Leave out the pictures and repeat the rest of the material exactly.

======== Provided entries

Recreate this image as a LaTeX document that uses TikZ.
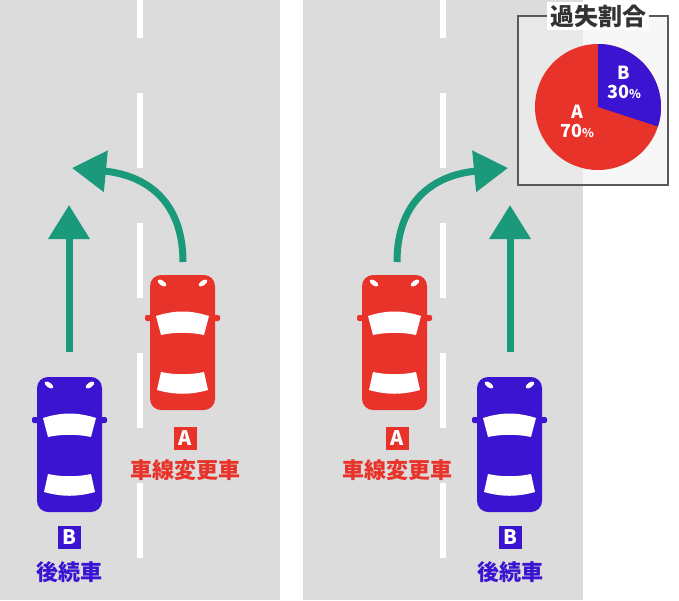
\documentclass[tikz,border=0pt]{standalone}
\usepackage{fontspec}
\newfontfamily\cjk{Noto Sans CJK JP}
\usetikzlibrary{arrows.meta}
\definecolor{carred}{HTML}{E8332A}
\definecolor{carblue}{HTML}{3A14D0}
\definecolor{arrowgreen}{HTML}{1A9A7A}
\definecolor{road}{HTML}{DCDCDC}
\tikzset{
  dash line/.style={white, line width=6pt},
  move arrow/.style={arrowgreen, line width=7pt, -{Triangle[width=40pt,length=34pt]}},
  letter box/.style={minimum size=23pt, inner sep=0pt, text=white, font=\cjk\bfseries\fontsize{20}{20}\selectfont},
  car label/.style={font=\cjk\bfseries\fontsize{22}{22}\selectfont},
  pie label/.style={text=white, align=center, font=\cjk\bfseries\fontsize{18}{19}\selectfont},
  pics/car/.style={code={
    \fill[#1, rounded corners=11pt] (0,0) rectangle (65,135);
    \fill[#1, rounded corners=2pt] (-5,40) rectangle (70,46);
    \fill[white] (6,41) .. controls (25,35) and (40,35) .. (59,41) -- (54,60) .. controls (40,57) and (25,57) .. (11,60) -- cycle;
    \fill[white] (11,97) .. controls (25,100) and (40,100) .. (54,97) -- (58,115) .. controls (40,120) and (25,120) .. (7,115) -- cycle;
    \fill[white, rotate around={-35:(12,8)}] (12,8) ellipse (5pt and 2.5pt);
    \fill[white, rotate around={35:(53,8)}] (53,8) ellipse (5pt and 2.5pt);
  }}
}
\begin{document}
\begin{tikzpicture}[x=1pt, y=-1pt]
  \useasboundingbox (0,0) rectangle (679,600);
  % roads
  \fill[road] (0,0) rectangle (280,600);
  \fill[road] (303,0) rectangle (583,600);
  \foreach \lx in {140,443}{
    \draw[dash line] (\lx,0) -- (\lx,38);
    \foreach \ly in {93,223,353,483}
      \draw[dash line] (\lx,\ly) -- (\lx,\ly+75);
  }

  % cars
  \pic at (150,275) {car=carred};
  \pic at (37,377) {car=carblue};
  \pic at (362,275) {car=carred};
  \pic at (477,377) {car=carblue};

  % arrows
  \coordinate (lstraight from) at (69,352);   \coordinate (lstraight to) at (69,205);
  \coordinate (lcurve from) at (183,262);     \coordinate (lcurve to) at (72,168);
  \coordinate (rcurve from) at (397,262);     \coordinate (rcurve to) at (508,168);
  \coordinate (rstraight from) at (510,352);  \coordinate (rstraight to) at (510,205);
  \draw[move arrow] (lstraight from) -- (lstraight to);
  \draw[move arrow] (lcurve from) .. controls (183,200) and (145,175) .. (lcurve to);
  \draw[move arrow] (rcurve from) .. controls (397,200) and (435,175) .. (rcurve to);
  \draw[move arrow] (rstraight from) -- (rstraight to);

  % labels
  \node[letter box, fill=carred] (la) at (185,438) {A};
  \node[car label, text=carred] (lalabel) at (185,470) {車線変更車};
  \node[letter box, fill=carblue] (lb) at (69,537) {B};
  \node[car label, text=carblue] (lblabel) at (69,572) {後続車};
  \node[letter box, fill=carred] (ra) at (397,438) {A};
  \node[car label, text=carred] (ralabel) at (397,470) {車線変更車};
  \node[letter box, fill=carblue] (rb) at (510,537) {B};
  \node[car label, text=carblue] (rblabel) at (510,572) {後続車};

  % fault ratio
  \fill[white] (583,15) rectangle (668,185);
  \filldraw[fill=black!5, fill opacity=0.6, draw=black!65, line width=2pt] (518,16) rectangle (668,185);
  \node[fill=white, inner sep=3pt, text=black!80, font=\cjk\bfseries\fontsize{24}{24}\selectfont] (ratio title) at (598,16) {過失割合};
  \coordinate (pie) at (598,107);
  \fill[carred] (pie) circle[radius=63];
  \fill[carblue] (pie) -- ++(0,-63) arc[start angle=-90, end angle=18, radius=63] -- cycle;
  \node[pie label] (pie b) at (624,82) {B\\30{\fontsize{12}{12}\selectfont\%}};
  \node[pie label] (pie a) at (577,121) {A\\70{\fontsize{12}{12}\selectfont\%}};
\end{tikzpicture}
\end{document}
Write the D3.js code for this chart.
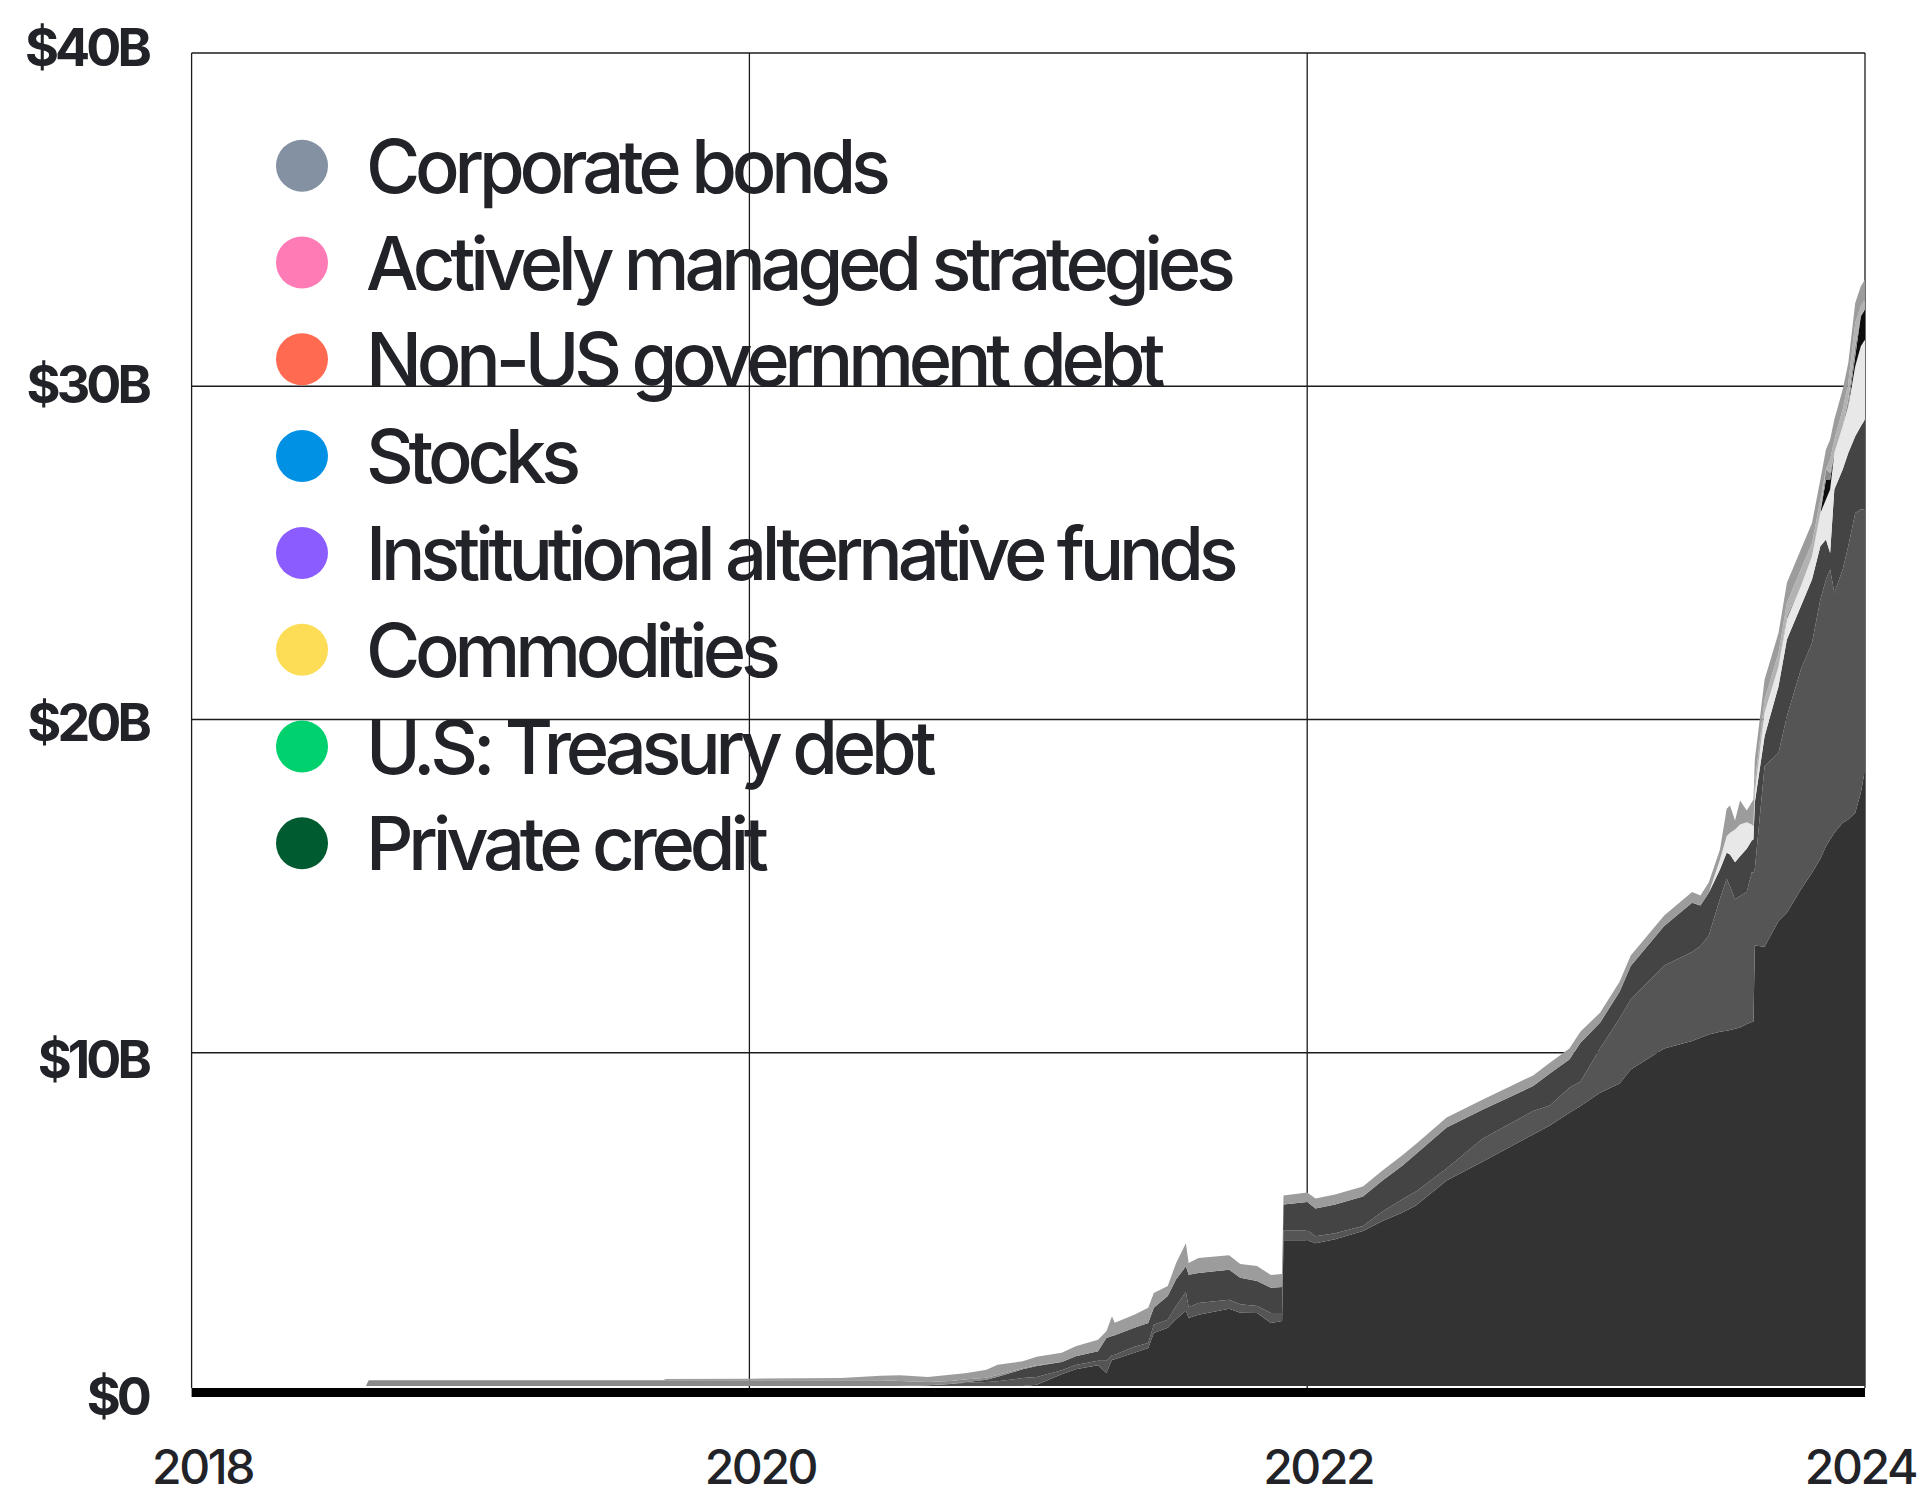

================

Response:
Recreate this image as a LaTeX document that uses TikZ.
\documentclass[tikz,border=0pt]{standalone}
\usepackage{fontspec}
\newfontfamily\cjk{Noto Sans CJK JP}
\usetikzlibrary{arrows.meta}
\definecolor{carred}{HTML}{E8332A}
\definecolor{carblue}{HTML}{3A14D0}
\definecolor{arrowgreen}{HTML}{1A9A7A}
\definecolor{road}{HTML}{DCDCDC}
\tikzset{
  dash line/.style={white, line width=6pt},
  move arrow/.style={arrowgreen, line width=7pt, -{Triangle[width=40pt,length=34pt]}},
  letter box/.style={minimum size=23pt, inner sep=0pt, text=white, font=\cjk\bfseries\fontsize{20}{20}\selectfont},
  car label/.style={font=\cjk\bfseries\fontsize{22}{22}\selectfont},
  pie label/.style={text=white, align=center, font=\cjk\bfseries\fontsize{18}{19}\selectfont},
  pics/car/.style={code={
    \fill[#1, rounded corners=11pt] (0,0) rectangle (65,135);
    \fill[#1, rounded corners=2pt] (-5,40) rectangle (70,46);
    \fill[white] (6,41) .. controls (25,35) and (40,35) .. (59,41) -- (54,60) .. controls (40,57) and (25,57) .. (11,60) -- cycle;
    \fill[white] (11,97) .. controls (25,100) and (40,100) .. (54,97) -- (58,115) .. controls (40,120) and (25,120) .. (7,115) -- cycle;
    \fill[white, rotate around={-35:(12,8)}] (12,8) ellipse (5pt and 2.5pt);
    \fill[white, rotate around={35:(53,8)}] (53,8) ellipse (5pt and 2.5pt);
  }}
}
\begin{document}
\begin{tikzpicture}[x=1pt, y=-1pt]
  \useasboundingbox (0,0) rectangle (679,600);
  % roads
  \fill[road] (0,0) rectangle (280,600);
  \fill[road] (303,0) rectangle (583,600);
  \foreach \lx in {140,443}{
    \draw[dash line] (\lx,0) -- (\lx,38);
    \foreach \ly in {93,223,353,483}
      \draw[dash line] (\lx,\ly) -- (\lx,\ly+75);
  }

  % cars
  \pic at (150,275) {car=carred};
  \pic at (37,377) {car=carblue};
  \pic at (362,275) {car=carred};
  \pic at (477,377) {car=carblue};

  % arrows
  \coordinate (lstraight from) at (69,352);   \coordinate (lstraight to) at (69,205);
  \coordinate (lcurve from) at (183,262);     \coordinate (lcurve to) at (72,168);
  \coordinate (rcurve from) at (397,262);     \coordinate (rcurve to) at (508,168);
  \coordinate (rstraight from) at (510,352);  \coordinate (rstraight to) at (510,205);
  \draw[move arrow] (lstraight from) -- (lstraight to);
  \draw[move arrow] (lcurve from) .. controls (183,200) and (145,175) .. (lcurve to);
  \draw[move arrow] (rcurve from) .. controls (397,200) and (435,175) .. (rcurve to);
  \draw[move arrow] (rstraight from) -- (rstraight to);

  % labels
  \node[letter box, fill=carred] (la) at (185,438) {A};
  \node[car label, text=carred] (lalabel) at (185,470) {車線変更車};
  \node[letter box, fill=carblue] (lb) at (69,537) {B};
  \node[car label, text=carblue] (lblabel) at (69,572) {後続車};
  \node[letter box, fill=carred] (ra) at (397,438) {A};
  \node[car label, text=carred] (ralabel) at (397,470) {車線変更車};
  \node[letter box, fill=carblue] (rb) at (510,537) {B};
  \node[car label, text=carblue] (rblabel) at (510,572) {後続車};

  % fault ratio
  \fill[white] (583,15) rectangle (668,185);
  \filldraw[fill=black!5, fill opacity=0.6, draw=black!65, line width=2pt] (518,16) rectangle (668,185);
  \node[fill=white, inner sep=3pt, text=black!80, font=\cjk\bfseries\fontsize{24}{24}\selectfont] (ratio title) at (598,16) {過失割合};
  \coordinate (pie) at (598,107);
  \fill[carred] (pie) circle[radius=63];
  \fill[carblue] (pie) -- ++(0,-63) arc[start angle=-90, end angle=18, radius=63] -- cycle;
  \node[pie label] (pie b) at (624,82) {B\\30{\fontsize{12}{12}\selectfont\%}};
  \node[pie label] (pie a) at (577,121) {A\\70{\fontsize{12}{12}\selectfont\%}};
\end{tikzpicture}
\end{document}
Write the D3.js code for this chart.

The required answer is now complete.